Without age verification this is obviously an unenforceable ban... I think Finland already has schemes for age verification.

  • k__ 13 hours ago

    Yeah.

    Zero knowledge proof and you're good to go.

    • Aurornis 11 hours ago

      That's not how ID checking works, though.

      A key part of ID verification laws is that you're confirming the ID presented also belongs to the user.

      They can't just check for "This person currently has an adult ID in their possession" and nothing more, otherwise one kid at school would borrow their older brothers' ID and then use it to register all of their friends' accounts one day.

      • tzs 10 hours ago

        You tie it cryptographically to their phone with keys in the phone's hardware security module. This doesn't stop sharing of ID but it makes it much more inconvenient.

      • machomaster 8 hours ago

        1. Make it illegal and punish people. 2. Have a certain limit (like 5) on virtual ids one person can register. Allow to withdraw consent and close virtual ids.

        • Aurornis 8 hours ago

          > 1. Make it illegal and punish people.

          Which you will prove how? With no record of which ID was used and with the person who used it being under 18 by necessity, this means there would be no evidence to even punish anyone old enough to be punished.
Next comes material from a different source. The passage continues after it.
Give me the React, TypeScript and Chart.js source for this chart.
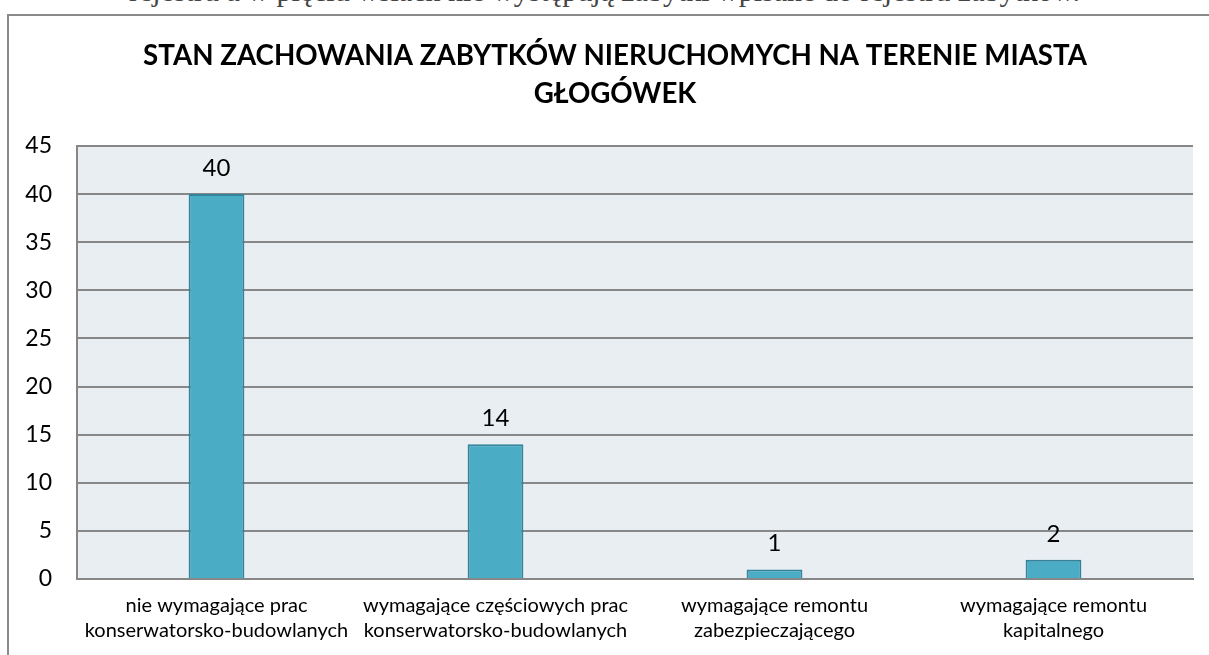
import React, { useEffect, useRef } from "react";
import { Chart, registerables } from "chart.js";

Chart.register(...registerables);

const pageText = "rejestru a w pięciu wsiach nie występują zabytki wpisane do rejestru zabytków.";
const titleLines = ["STAN ZACHOWANIA ZABYTKÓW NIERUCHOMYCH NA TERENIE MIASTA", "GŁOGÓWEK"];
const categories: string[][] = [
  ["nie wymagające prac", "konserwatorsko-budowlanych"],
  ["wymagające częściowych prac", "konserwatorsko-budowlanych"],
  ["wymagające remontu", "zabezpieczającego"],
  ["wymagające remontu", "kapitalnego"],
];
const values = [40, 14, 1, 2];
const yMin = 0;
const yMax = 45;
const yStep = 5;

const FONT = "Lato, 'Open Sans', sans-serif";

const plotBg = {
  id: "plotBg",
  beforeDraw(chart: any) {
    const { ctx, chartArea } = chart;
    ctx.save();
    ctx.fillStyle = "#e8eef2";
    ctx.fillRect(chartArea.left, chartArea.top, chartArea.right - chartArea.left, chartArea.bottom - chartArea.top);
    ctx.restore();
  },
};

const titleDraw = {
  id: "titleDraw",
  afterDraw(chart: any) {
    const { ctx } = chart;
    ctx.save();
    ctx.font = `bold 27.7px ${FONT}`;
    ctx.fillStyle = "#000";
    ctx.textAlign = "center";
    ctx.textBaseline = "alphabetic";
    ctx.fillText(titleLines[0], 615, 65);
    ctx.fillText(titleLines[1], 615, 103);
    ctx.restore();
  },
};

const dataLabels = {
  id: "dataLabels",
  afterDatasetsDraw(chart: any) {
    const { ctx } = chart;
    const meta = chart.getDatasetMeta(0);
    ctx.save();
    ctx.font = `24px ${FONT}`;
    ctx.fillStyle = "#000";
    ctx.textAlign = "center";
    ctx.textBaseline = "alphabetic";
    meta.data.forEach((bar: any, i: number) => {
      ctx.fillText(String(values[i]), bar.x, bar.y - 18);
    });
    ctx.restore();
  },
};

export default function App() {
  const ref = useRef<HTMLCanvasElement>(null);
  useEffect(() => {
    if (!ref.current) return;
    const chart = new Chart(ref.current, {
      type: "bar",
      data: {
        labels: categories,
        datasets: [
          {
            data: values,
            backgroundColor: "#4bacc6",
            borderColor: "#31849b",
            borderWidth: 2,
            barPercentage: 0.2,
            categoryPercentage: 1,
          },
        ],
      },
      options: {
        responsive: false,
        animation: false,
        layout: { padding: { left: 0, right: 33, top: 146, bottom: 0 } },
        plugins: {
          legend: { display: false },
          tooltip: { enabled: false },
          title: { display: false },
        },
        scales: {
          x: {
            grid: { display: false, drawTicks: false },
            border: { display: true, color: "#878787", width: 2 },
            ticks: {
              color: "#000",
              font: { family: FONT, size: 20, lineHeight: 25 / 20 },
              maxRotation: 0,
              autoSkip: false,
              padding: 14,
            },
            afterFit(scale: any) {
              scale.height = 76;
            },
          },
          y: {
            min: yMin,
            max: yMax,
            grid: { color: "#878787", lineWidth: 2, drawTicks: false },
            border: { display: true, color: "#878787", width: 2 },
            ticks: {
              stepSize: yStep,
              color: "#000",
              font: { family: FONT, size: 23 },
              padding: 25,
            },
            afterFit(scale: any) {
              scale.width = 77;
            },
          },
        },
      },
      plugins: [plotBg, dataLabels, titleDraw],
    });
    return () => chart.destroy();
  }, []);

  return (
    <div style={{ position: "absolute", left: 0, top: 0, width: 1209, height: 655, overflow: "hidden", background: "#fff" }}>
      <div
        style={{
          position: "absolute",
          left: 0,
          top: -24,
          width: 1209,
          textAlign: "center",
          fontFamily: "'Liberation Serif', serif",
          fontSize: 30,
          lineHeight: "30px",
          color: "#444",
          whiteSpace: "nowrap",
        }}
      >
        {pageText}
      </div>
      <div
        style={{
          position: "absolute",
          left: 7,
          top: 14,
          width: 1300,
          height: 800,
          border: "2px solid #8a8a8a",
          boxSizing: "border-box",
        }}
      />
      <canvas ref={ref} width={1226} height={655} style={{ position: "absolute", left: 0, top: 0, width: 1226, height: 655 }} />
    </div>
  );
}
          > 2. Have a certain limit (like 5) on virtual ids one person can register. Allow to withdraw consent and close virtual ids.
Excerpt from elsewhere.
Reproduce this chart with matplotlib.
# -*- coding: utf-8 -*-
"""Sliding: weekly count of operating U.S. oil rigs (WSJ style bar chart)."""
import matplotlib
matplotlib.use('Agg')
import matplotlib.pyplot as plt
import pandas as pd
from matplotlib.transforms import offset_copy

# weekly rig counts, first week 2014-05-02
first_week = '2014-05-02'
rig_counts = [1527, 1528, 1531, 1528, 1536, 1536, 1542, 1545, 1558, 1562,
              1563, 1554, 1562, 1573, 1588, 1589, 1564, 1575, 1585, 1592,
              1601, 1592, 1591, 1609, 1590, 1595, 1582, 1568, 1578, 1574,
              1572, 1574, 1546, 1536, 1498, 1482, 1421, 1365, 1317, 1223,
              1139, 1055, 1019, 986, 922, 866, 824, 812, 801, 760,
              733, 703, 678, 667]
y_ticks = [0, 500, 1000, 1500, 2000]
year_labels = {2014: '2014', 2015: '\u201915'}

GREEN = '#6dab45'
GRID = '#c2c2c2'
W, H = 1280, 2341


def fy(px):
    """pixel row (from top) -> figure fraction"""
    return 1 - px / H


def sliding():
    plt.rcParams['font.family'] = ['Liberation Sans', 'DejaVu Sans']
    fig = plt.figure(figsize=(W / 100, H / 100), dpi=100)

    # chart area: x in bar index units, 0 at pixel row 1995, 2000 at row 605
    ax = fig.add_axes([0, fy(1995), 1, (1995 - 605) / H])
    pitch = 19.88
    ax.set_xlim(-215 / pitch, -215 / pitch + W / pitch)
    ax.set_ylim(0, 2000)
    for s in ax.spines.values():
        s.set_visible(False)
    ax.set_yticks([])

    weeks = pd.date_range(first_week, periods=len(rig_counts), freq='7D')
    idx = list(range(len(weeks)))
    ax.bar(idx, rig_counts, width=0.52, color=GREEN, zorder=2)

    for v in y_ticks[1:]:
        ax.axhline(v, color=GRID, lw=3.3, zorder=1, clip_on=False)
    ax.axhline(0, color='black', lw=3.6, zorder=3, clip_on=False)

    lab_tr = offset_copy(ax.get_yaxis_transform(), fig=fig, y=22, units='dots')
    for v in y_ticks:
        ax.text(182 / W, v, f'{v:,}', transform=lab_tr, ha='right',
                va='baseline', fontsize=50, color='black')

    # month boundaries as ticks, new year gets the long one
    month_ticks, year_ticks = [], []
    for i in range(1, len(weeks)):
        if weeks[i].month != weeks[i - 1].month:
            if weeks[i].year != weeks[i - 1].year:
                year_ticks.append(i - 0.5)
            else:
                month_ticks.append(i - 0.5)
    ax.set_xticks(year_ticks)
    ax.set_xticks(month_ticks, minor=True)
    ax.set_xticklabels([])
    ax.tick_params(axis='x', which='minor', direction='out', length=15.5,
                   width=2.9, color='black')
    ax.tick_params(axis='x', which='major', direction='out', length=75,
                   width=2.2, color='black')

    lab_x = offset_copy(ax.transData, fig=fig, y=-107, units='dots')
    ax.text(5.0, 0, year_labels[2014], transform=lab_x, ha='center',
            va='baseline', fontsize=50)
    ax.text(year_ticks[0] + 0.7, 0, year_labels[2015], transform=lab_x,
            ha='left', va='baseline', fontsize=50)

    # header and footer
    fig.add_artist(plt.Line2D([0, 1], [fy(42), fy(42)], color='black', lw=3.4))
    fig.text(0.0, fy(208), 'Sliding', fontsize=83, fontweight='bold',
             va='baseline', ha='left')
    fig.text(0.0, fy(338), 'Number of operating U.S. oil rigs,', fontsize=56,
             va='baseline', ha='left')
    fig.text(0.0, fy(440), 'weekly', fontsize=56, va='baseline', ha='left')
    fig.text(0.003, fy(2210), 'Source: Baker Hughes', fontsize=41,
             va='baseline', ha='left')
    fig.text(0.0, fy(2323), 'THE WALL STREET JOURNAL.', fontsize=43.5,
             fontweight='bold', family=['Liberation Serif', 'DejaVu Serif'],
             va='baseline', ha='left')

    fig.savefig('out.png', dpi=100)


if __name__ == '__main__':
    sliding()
          If the ID is only checked in a zero-knowledge way to register accounts, you don’t even need multiple IDs. You just need access to one, which can be used a million times.

          All of the schemes to check if it’s being used multiple times start exposing more info or requiring a central party to manage. We start sliding down the slope of having the government manage ID checking centrally, which conveniently gives them a way to check which people are accessing which services.

    • unclad5968 12 hours ago

      How would a zero knowledge proof of my age work?